I have spent the past eight months developing and writing a Positive Psychology-based program consisting of e-books and an online tracking system to measure well-being levels. The opportunity to help so many more people flourish than I could possibly do face-to-face has been my motivation every step of the way, but I wasn’t prepared for those steps to be up such a steep learning curve! Having always been on the “purchasing” end of the online product experience, here’s just a few of the things I’ve learned about being behind the “checkout” and developing an online business:
1. My concerns about crowd sourcing were correct
I was concerned that the money saved in crowd-sourcing web developers might eventually be lost somehow, somewhere. It turns out I was right. Dealing with web developers on the other side of the world meant that I lost time due to both the time difference and the language barrier slowing down communication, and the direct loss of money given that the Australian dollar dropped against the US dollar almost as soon as I began this project! Doing it over again, I would stick to Australian shores even though I have a good working relationship with my international team.
2. Everything takes about a hundred years longer than you think it will
Or at least it seems that way. The project was delivered slightly over two months late and I’m told this is fairly standard for web development (although I’m not sure how trustworthy the administration guy at the gym is a source of info in this area). This has implications for planning and marketing the launch – which it’s fair to say fell flat on its brand new shiny face as a result of a few pesky bugs. Doing it over, I would “soft launch” the site before advertising the major launch.
3. Apparently social media now owns the majority of my waking hours
If people don’t know the program exists, there is no online business. And being the don’t-do-things-by-halves kind of girl that I am, I have been diligently building an audience across social media platforms for the past few months. Being conscious of start-up costs before the site is actually functioning, I elected to do all of this by myself and I couldn’t have foreseen just how many waking minutes would then be consumed behind a tiny screen. And while I still dream of the day when I have a Virtual Assistant (this will happen), I settle for a few more yoga classes to make up for iPhone-neck.

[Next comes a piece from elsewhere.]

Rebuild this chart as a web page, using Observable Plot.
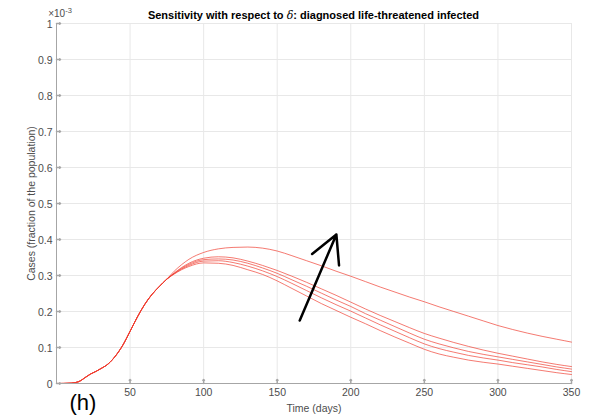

4. Skin-thickening techniques prove handy
It’s a fact that human beings behave differently when they believe they can’t be identified. And nowhere is that more true than across the internet. Don’t get me wrong, the majority of the feedback I receive on social media is positive. The few times I have received negative feedback I’ve had to remind myself about the risk of criticism whenever you create anything and put it out into the world (even if it is a simple quote on a pretty picture). And, I’d rather be creating and risking judgement than doing nothing and being “safe”! And, for anyone who takes it too far, there is always the block option.
5. Plan, plan some more and then plan for things to go wrong
You can put all the research and detail you can muster into planning an online project and still, bugs will happen, you’ll miss something, forget something or simply get the process wrong. I learned quickly to change my expectations and approach problems with thoughtful patience (rather than give in to the internal tantrum) and of course, the ride became a little smoother as a result.
Despite these bumps along the way, if you’re considering an online business, I’d say go for it. Starting any business is fraught with obstacles and the chance to contribute to others on a large scale is just one benefit that makes everything worth it.